# Task brief:
Transcribe every line from the top down to the line with "dirigenziali_aggiornamento al 31.12.2022</text>", both ends included, but not the pictures.

# Raw data:
[start]

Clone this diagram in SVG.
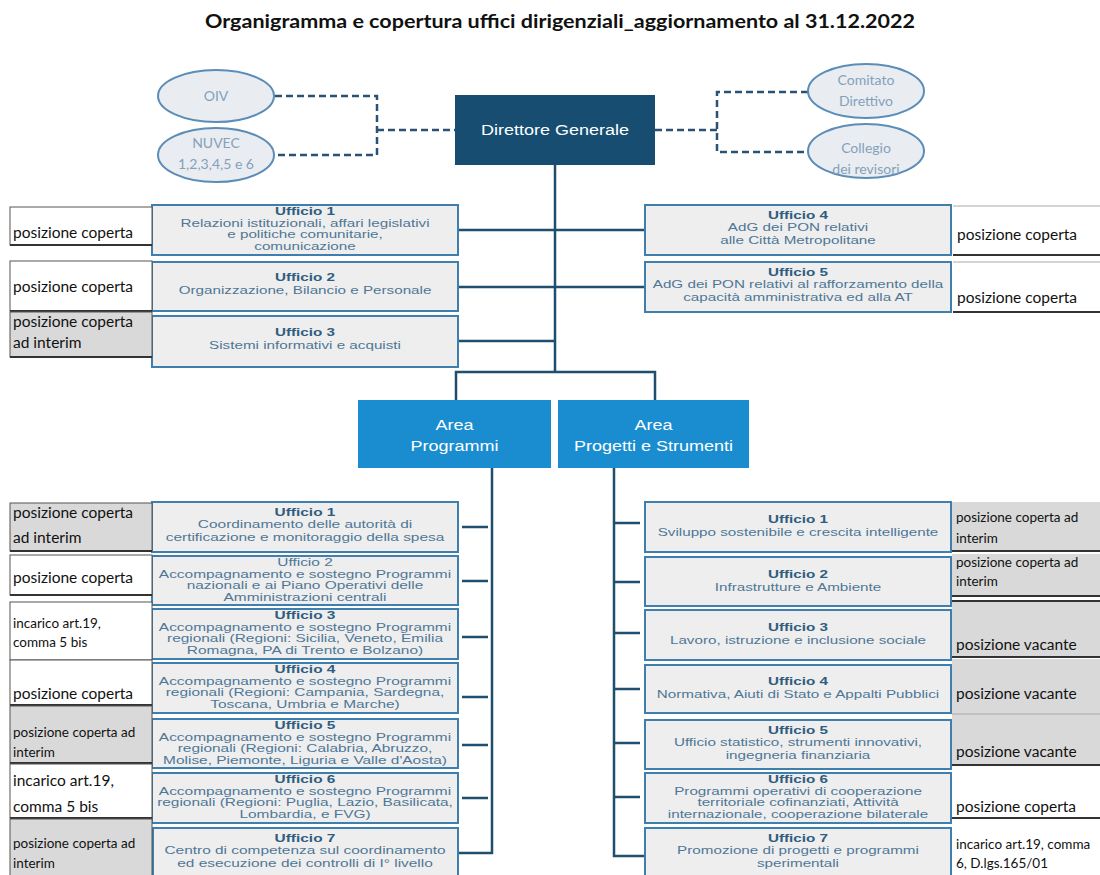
<svg xmlns="http://www.w3.org/2000/svg" width="1100" height="875" viewBox="0 0 1100 875">
<style>
.title{font-family:Lato,"Liberation Sans",sans-serif;font-weight:bold;font-size:18px;fill:#111}
.ell{fill:#e9edf1;stroke:#5b8db8;stroke-width:2}
.et{font-family:Lato,"Liberation Sans",sans-serif;font-size:14px;fill:#84a1bc;text-anchor:middle}
.dg{fill:#164d70}
.area{fill:#1a8dd0}
.wt{font-family:"Liberation Sans",Arial,sans-serif;font-size:15px;fill:#ffffff;text-anchor:middle}
.ub{fill:#eeeeee;stroke:#3f7fae;stroke-width:2}
.ut{font-family:"Liberation Sans",Arial,sans-serif;font-size:10.5px;fill:#4f7796;text-anchor:middle}
.uh{font-weight:bold;fill:#2f5d80}
.lb{stroke:#555;stroke-width:1}
.white{fill:#ffffff}
.grey{fill:#d9d9d9}
.bl{stroke:#333;stroke-width:2}
.tl{stroke:#aaa;stroke-width:1}
.lt{font-family:Lato,"Liberation Sans",sans-serif;font-size:15.5px;fill:#111}
.ls{font-size:13.5px}
.con{stroke:#1f4e6e;stroke-width:2.5;fill:none}
.dash{stroke:#2a5275;stroke-width:2.5;fill:none;stroke-dasharray:7,4}
</style>
<rect width="1100" height="875" fill="#ffffff"/>
<text class="title" x="560" y="28" text-anchor="middle" textLength="710" lengthAdjust="spacingAndGlyphs">Organigramma e copertura uffici dirigenziali_aggiornamento al 31.12.2022</text>

<g id="connectors">
<path class="dash" d="M275,96 H377 V155 H275 M377,130 H455"/>
<path class="dash" d="M808,92 H717 V152 H808 M717,130 H655"/>
<path class="con" d="M555,165 V372 M458,230 H555 M458,287 H555 M458,341 H555 M555,230 H645 M555,287 H645"/>
<path class="con" d="M456,400 V372 H655 V400"/>
<path class="con" d="M492,468 V853 H458"/>
<path class="con" d="M462,527 H488 M462,581 H488 M462,637 H488 M462,697 H488 M462,745 H488 M462,798 H488"/>
<path class="con" d="M614,468 V856 H645"/>
<path class="con" d="M614,523 H640 M614,582 H640 M614,633 H640 M614,689 H640 M614,743 H640 M614,797 H640"/>
</g>

<g id="oiv"><ellipse class="ell" cx="216" cy="96" rx="58" ry="26"/><text class="et" x="216" y="101">OIV</text></g>
<g id="nuvec"><ellipse class="ell" cx="216" cy="155" rx="58" ry="27"/><text class="et" x="216" y="148">NUVEC</text><text class="et" x="216" y="169">1,2,3,4,5 e 6</text></g>
<g id="comitato"><ellipse class="ell" cx="866" cy="91" rx="58" ry="27"/><text class="et" x="866" y="85">Comitato</text><text class="et" x="866" y="106">Direttivo</text></g>
<g id="collegio"><ellipse class="ell" cx="866" cy="151" rx="58" ry="27"/><text class="et" x="866" y="153">Collegio</text><text class="et" x="866" y="174">dei revisori</text></g>

<g id="dg"><rect class="dg" x="455" y="95" width="200" height="70"/><g transform="translate(555,0) scale(1.2,1)"><text class="wt" x="0" y="135">Direttore  Generale</text></g></g>

<g id="area-programmi"><rect class="area" x="358" y="400" width="193" height="68"/><g transform="translate(454.5,0) scale(1.2,1)"><text class="wt" x="0" y="430">Area</text><text class="wt" x="0" y="451">Programmi</text></g></g>
<g id="area-progetti"><rect class="area" x="558" y="400" width="191" height="68"/><g transform="translate(653.5,0) scale(1.2,1)"><text class="wt" x="0" y="430">Area</text><text class="wt" x="0" y="451">Progetti e Strumenti</text></g></g>

<!-- top left uffici -->
<g id="u1-top"><rect class="ub" x="152" y="205" width="306" height="50"/><g transform="translate(305,0) scale(1.45,1)"><text class="ut uh" x="0" y="215">Ufficio 1</text><text class="ut" x="0" y="226.7">Relazioni istituzionali, affari legislativi</text><text class="ut" x="0" y="238.4">e politiche comunitarie,</text><text class="ut" x="0" y="250.1">comunicazione</text></g></g>
<g id="u2-top"><rect class="ub" x="152" y="262" width="306" height="49"/><g transform="translate(305,0) scale(1.45,1)"><text class="ut uh" x="0" y="281">Ufficio 2</text><text class="ut" x="0" y="294">Organizzazione, Bilancio e Personale</text></g></g>
<g id="u3-top"><rect class="ub" x="152" y="316" width="306" height="51"/><g transform="translate(305,0) scale(1.45,1)"><text class="ut uh" x="0" y="336">Ufficio 3</text><text class="ut" x="0" y="349">Sistemi informativi e acquisti</text></g></g>

<!-- top right uffici -->
<g id="u4-top"><rect class="ub" x="645" y="205" width="306" height="50"/><g transform="translate(798,0) scale(1.45,1)"><text class="ut uh" x="0" y="219">Ufficio 4</text><text class="ut" x="0" y="231.5">AdG dei PON relativi</text><text class="ut" x="0" y="244">alle Città Metropolitane</text></g></g>
<g id="u5-top"><rect class="ub" x="645" y="262" width="306" height="50"/><g transform="translate(798,0) scale(1.45,1)"><text class="ut uh" x="0" y="276">Ufficio 5</text><text class="ut" x="0" y="288.5">AdG dei PON relativi al rafforzamento della</text><text class="ut" x="0" y="301">capacità amministrativa ed alla AT</text></g></g>

<!-- top labels -->
<g id="lab-u1-top"><rect class="lb white" x="10" y="207" width="142" height="38"/><line class="bl" x1="10" y1="245" x2="152" y2="245"/><text class="lt" x="13" y="238">posizione coperta</text></g>
<g id="lab-u2-top"><rect class="lb white" x="10" y="261" width="142" height="50"/><line class="bl" x1="10" y1="311" x2="152" y2="311"/><text class="lt" x="13" y="292">posizione coperta</text></g>
<g id="lab-u3-top"><rect class="lb grey" x="10" y="312" width="142" height="45"/><line class="bl" x1="10" y1="357" x2="152" y2="357"/><text class="lt" x="13" y="327">posizione coperta</text><text class="lt" x="13" y="348">ad interim</text></g>
<g id="lab-u4-top"><line class="tl" x1="953" y1="206" x2="1100" y2="206"/><line class="bl" x1="953" y1="255" x2="1100" y2="255"/><text class="lt" x="957" y="240">posizione coperta</text></g>
<g id="lab-u5-top"><line class="tl" x1="953" y1="262" x2="1100" y2="262"/><line class="bl" x1="953" y1="312" x2="1100" y2="312"/><text class="lt" x="957" y="303">posizione coperta</text></g>

<!-- Area Programmi uffici -->
<g id="ap-u1"><rect class="ub" x="152" y="502" width="306" height="50"/><g transform="translate(305,0) scale(1.47,1)"><text class="ut uh" x="0" y="516">Ufficio  1</text><text class="ut" x="0" y="528.5">Coordinamento  delle autorità di</text><text class="ut" x="0" y="541">certificazione e monitoraggio della spesa</text></g></g>
<g id="ap-u2"><rect class="ub" x="152" y="556" width="306" height="49"/><g transform="translate(305,0) scale(1.47,1)"><text class="ut" x="0" y="566">Ufficio  2</text><text class="ut" x="0" y="577.7">Accompagnamento e sostegno Programmi</text><text class="ut" x="0" y="589.4">nazionali e ai Piano Operativi  delle</text><text class="ut" x="0" y="601.1">Amministrazioni centrali</text></g></g>
<g id="ap-u3"><rect class="ub" x="152" y="609" width="306" height="50"/><g transform="translate(305,0) scale(1.47,1)"><text class="ut uh" x="0" y="619">Ufficio  3</text><text class="ut" x="0" y="630.7">Accompagnamento e sostegno Programmi</text><text class="ut" x="0" y="642.4">regionali (Regioni: Sicilia, Veneto, Emilia</text><text class="ut" x="0" y="654.1">Romagna, PA di Trento  e Bolzano)</text></g></g>
<g id="ap-u4"><rect class="ub" x="152" y="663" width="306" height="50"/><g transform="translate(305,0) scale(1.47,1)"><text class="ut uh" x="0" y="673">Ufficio  4</text><text class="ut" x="0" y="684.7">Accompagnamento e sostegno Programmi</text><text class="ut" x="0" y="696.4">regionali (Regioni: Campania, Sardegna,</text><text class="ut" x="0" y="708.1">Toscana, Umbria e Marche)</text></g></g>
<g id="ap-u5"><rect class="ub" x="152" y="719" width="306" height="49"/><g transform="translate(305,0) scale(1.47,1)"><text class="ut uh" x="0" y="729">Ufficio  5</text><text class="ut" x="0" y="740.7">Accompagnamento e sostegno Programmi</text><text class="ut" x="0" y="752.4">regionali (Regioni: Calabria, Abruzzo,</text><text class="ut" x="0" y="764.1">Molise, Piemonte, Liguria e Valle d'Aosta)</text></g></g>
<g id="ap-u6"><rect class="ub" x="152" y="773" width="306" height="50"/><g transform="translate(305,0) scale(1.47,1)"><text class="ut uh" x="0" y="783">Ufficio  6</text><text class="ut" x="0" y="794.7">Accompagnamento e sostegno Programmi</text><text class="ut" x="0" y="806.4">regionali (Regioni: Puglia, Lazio, Basilicata,</text><text class="ut" x="0" y="818.1">Lombardia, e FVG)</text></g></g>
<g id="ap-u7"><rect class="ub" x="153" y="828" width="305" height="50"/><g transform="translate(305,0) scale(1.47,1)"><text class="ut uh" x="0" y="842">Ufficio  7</text><text class="ut" x="0" y="854.5">Centro di competenza sul coordinamento</text><text class="ut" x="0" y="867">ed esecuzione dei controlli di I° livello</text></g></g>

<!-- Area Progetti uffici -->
<g id="aps-u1"><rect class="ub" x="645" y="502" width="306" height="50"/><g transform="translate(798,0) scale(1.45,1)"><text class="ut uh" x="0" y="523">Ufficio 1</text><text class="ut" x="0" y="536">Sviluppo  sostenibile e crescita intelligente</text></g></g>
<g id="aps-u2"><rect class="ub" x="645" y="557" width="306" height="49"/><g transform="translate(798,0) scale(1.45,1)"><text class="ut uh" x="0" y="578">Ufficio 2</text><text class="ut" x="0" y="591">Infrastrutture e Ambiente</text></g></g>
<g id="aps-u3"><rect class="ub" x="645" y="610" width="306" height="50"/><g transform="translate(798,0) scale(1.45,1)"><text class="ut uh" x="0" y="631">Ufficio 3</text><text class="ut" x="0" y="644">Lavoro,  istruzione e inclusione sociale</text></g></g>
<g id="aps-u4"><rect class="ub" x="645" y="665" width="306" height="48"/><g transform="translate(798,0) scale(1.45,1)"><text class="ut uh" x="0" y="685">Ufficio 4</text><text class="ut" x="0" y="698">Normativa, Aiuti di Stato e Appalti Pubblici</text></g></g>
<g id="aps-u5"><rect class="ub" x="645" y="720" width="306" height="49"/><g transform="translate(798,0) scale(1.45,1)"><text class="ut uh" x="0" y="734">Ufficio 5</text><text class="ut" x="0" y="746.5">Ufficio statistico, strumenti innovativi,</text><text class="ut" x="0" y="759">ingegneria finanziaria</text></g></g>
<g id="aps-u6"><rect class="ub" x="645" y="773" width="306" height="50"/><g transform="translate(798,0) scale(1.45,1)"><text class="ut uh" x="0" y="783">Ufficio 6</text><text class="ut" x="0" y="794.7">Programmi operativi di cooperazione</text><text class="ut" x="0" y="806.4">territoriale cofinanziati, Attività</text><text class="ut" x="0" y="818.1">internazionale, cooperazione bilaterale</text></g></g>
<g id="aps-u7"><rect class="ub" x="645" y="828" width="306" height="50"/><g transform="translate(798,0) scale(1.45,1)"><text class="ut uh" x="0" y="842">Ufficio 7</text><text class="ut" x="0" y="854.5">Promozione di progetti e programmi</text><text class="ut" x="0" y="867">sperimentali</text></g></g>

<!-- bottom left labels -->
<g id="lab-ap-u1"><rect class="lb grey" x="10" y="503" width="142" height="48"/><line class="bl" x1="10" y1="551" x2="152" y2="551"/><text class="lt" x="13" y="518">posizione coperta</text><text class="lt" x="13" y="543">ad interim</text></g>
<g id="lab-ap-u2"><rect class="lb white" x="10" y="555" width="142" height="40"/><line class="bl" x1="10" y1="595" x2="152" y2="595"/><text class="lt" x="13" y="583">posizione coperta</text></g>
<g id="lab-ap-u3"><rect class="lb white" x="10" y="602" width="142" height="58"/><text class="lt ls" x="13" y="628"> incarico art.19,</text><text class="lt ls" x="13" y="647">comma 5 bis</text></g>
<g id="lab-ap-u4"><rect class="lb white" x="10" y="660" width="142" height="45"/><line class="bl" x1="10" y1="705" x2="152" y2="705"/><text class="lt" x="13" y="699">posizione coperta</text></g>
<g id="lab-ap-u5"><rect class="lb grey" x="10" y="706" width="142" height="57"/><line class="bl" x1="10" y1="763" x2="152" y2="763"/><text class="lt ls" x="13" y="737">posizione coperta ad</text><text class="lt ls" x="13" y="757">interim</text></g>
<g id="lab-ap-u6"><rect class="lb white" x="10" y="764" width="142" height="54"/><line class="bl" x1="10" y1="818" x2="152" y2="818"/><text class="lt" x="13" y="786">incarico art.19,</text><text class="lt" x="13" y="812">comma 5 bis</text></g>
<g id="lab-ap-u7"><rect class="lb grey" x="10" y="819" width="142" height="60"/><text class="lt ls" x="13" y="848">posizione coperta ad</text><text class="lt ls" x="13" y="868">interim</text></g>

<!-- bottom right labels -->
<g id="lab-aps-u1"><rect class="grey" x="952" y="502" width="148" height="49"/><line class="bl" x1="952" y1="551" x2="1100" y2="551"/><text class="lt ls" x="956" y="522">posizione coperta ad</text><text class="lt ls" x="956" y="543">interim</text></g>
<g id="lab-aps-u2"><rect class="grey" x="952" y="554" width="148" height="42"/><line class="bl" x1="952" y1="596" x2="1100" y2="596"/><text class="lt ls" x="956" y="567">posizione coperta ad</text><text class="lt ls" x="956" y="586">interim</text></g>
<g id="lab-aps-u3"><rect class="grey" x="952" y="601" width="148" height="56"/><line class="bl" x1="952" y1="601" x2="1100" y2="601"/><line class="bl" x1="952" y1="657" x2="1100" y2="657"/><text class="lt" x="956" y="650">posizione vacante</text></g>
<g id="lab-aps-u4"><rect class="grey" x="952" y="659" width="148" height="55"/><text class="lt" x="956" y="699">posizione vacante</text></g>
<g id="lab-aps-u5"><rect class="grey" x="952" y="714" width="148" height="51"/><line class="tl" x1="952" y1="714" x2="1100" y2="714"/><line class="bl" x1="952" y1="765" x2="1100" y2="765"/><text class="lt" x="956" y="757">posizione vacante</text></g>
<g id="lab-aps-u6"><line class="bl" x1="952" y1="818" x2="1100" y2="818"/><text class="lt" x="956" y="812">posizione coperta</text></g>
<g id="lab-aps-u7"><text class="lt ls" x="956" y="849">incarico art.19, comma</text><text class="lt ls" x="956" y="868">6, D.lgs.165/01</text></g>
</svg>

[end]

# Written answer:
Clone this diagram in SVG.
<svg xmlns="http://www.w3.org/2000/svg" width="1100" height="875" viewBox="0 0 1100 875">
<style>
.title{font-family:Lato,"Liberation Sans",sans-serif;font-weight:bold;font-size:18px;fill:#111}
.ell{fill:#e9edf1;stroke:#5b8db8;stroke-width:2}
.et{font-family:Lato,"Liberation Sans",sans-serif;font-size:14px;fill:#84a1bc;text-anchor:middle}
.dg{fill:#164d70}
.area{fill:#1a8dd0}
.wt{font-family:"Liberation Sans",Arial,sans-serif;font-size:15px;fill:#ffffff;text-anchor:middle}
.ub{fill:#eeeeee;stroke:#3f7fae;stroke-width:2}
.ut{font-family:"Liberation Sans",Arial,sans-serif;font-size:10.5px;fill:#4f7796;text-anchor:middle}
.uh{font-weight:bold;fill:#2f5d80}
.lb{stroke:#555;stroke-width:1}
.white{fill:#ffffff}
.grey{fill:#d9d9d9}
.bl{stroke:#333;stroke-width:2}
.tl{stroke:#aaa;stroke-width:1}
.lt{font-family:Lato,"Liberation Sans",sans-serif;font-size:15.5px;fill:#111}
.ls{font-size:13.5px}
.con{stroke:#1f4e6e;stroke-width:2.5;fill:none}
.dash{stroke:#2a5275;stroke-width:2.5;fill:none;stroke-dasharray:7,4}
</style>
<rect width="1100" height="875" fill="#ffffff"/>
<text class="title" x="560" y="28" text-anchor="middle" textLength="710" lengthAdjust="spacingAndGlyphs">Organigramma e copertura uffici dirigenziali_aggiornamento al 31.12.2022</text>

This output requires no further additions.